Разговор зашел об одном бывшем ленинградце, В.Соловьеве, в середине семидесятых переехавшем в США, и его мемуарном романе. Бродский рассказал, что еще в семидесятые отказался читать этот роман (не
Зашла речь о службе Бродского в библиотеке Конгресса. Получив эту почетную должность поэта-лауреата, он подыскивает для конгрессменов цитаты из Шекспира. (Я подумал: завести бы нам то же самое — наши члены Верховного Совета тоже нуждаются в цитатах из Пушкина и Карамзина.) Кроме того, в его обязанность входит подбор и рекомендации к приобретению книг для библиотеки.
Он провожал нас, уезжавших в аэропорт, на улице, и долго, очень смешно и театрально убивался по поводу нашего отъезда, разыграв немую сценку: швырнул книжку, которую я ему подарил (“Аполлон в снегу”) на капот соседнего автомобиля, прижимал обе руки к сердцу, хватался за голову и т.д.
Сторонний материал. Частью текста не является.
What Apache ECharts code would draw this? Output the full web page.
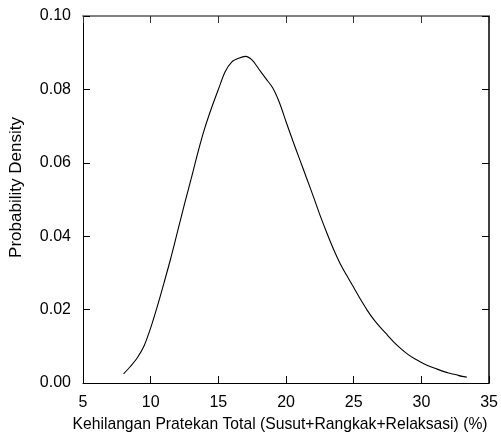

Смешно сказал мне на прощание, как папа сыну: “Оставайся таким же хорошим” — это потому, что я уступил место за столом пришедшей к Глезеру гостье, когда никто этого не догадался сделать. Был чрезвычайно ласков с Рейном: Женечка, Женюра, солнышко...
1991 год был не самым легким в жизни страны. Мы тогда едва-едва вылезали из нищего, жалкого состояния — посещение сверкающей, богатой, процветающей Америки было чем-то вроде контрастного душа. Как-то мы возвращались из Нью-Хевена, где выступали со стихами у Томаса Венцлова в Йельском университете, и Рейн заговорил об упущенных возможностях: надо было, как Иосиф, переехать вовремя в США — жил бы сейчас совсем по-другому. Возвращаться в Москву ему не хотелось.
В последующие годы, когда жизнь в России исправилась, магазины наполнились товарами и продуктами, в Москве пошли “презентация за презентацией”, а к Рейну пришел заслуженный им успех, — он в одном из стихотворений написал о том, что поставил свечку в церкви с благодарностью Богу за то, что остался дома.
Осенью 1993 года я опять был в Соединенных Штатах, преподавал в Канзасском университете, а затем в Бостонском колледже. А 20 ноября, созвонившись с Бродским, мы с женой зашли к нему на Мортон-стрит. Оттуда втроем (Мария с маленькой дочерью осталась дома) пошли, как всегда, в китайский ресторан. Между прочим, Иосиф, держа ребенка на коленях, был благодушен и нежен. Запомнились фиалковые, с фаянсовым отливом, глаза девочки, похожей, как мне показалось, на Марью Моисеевну.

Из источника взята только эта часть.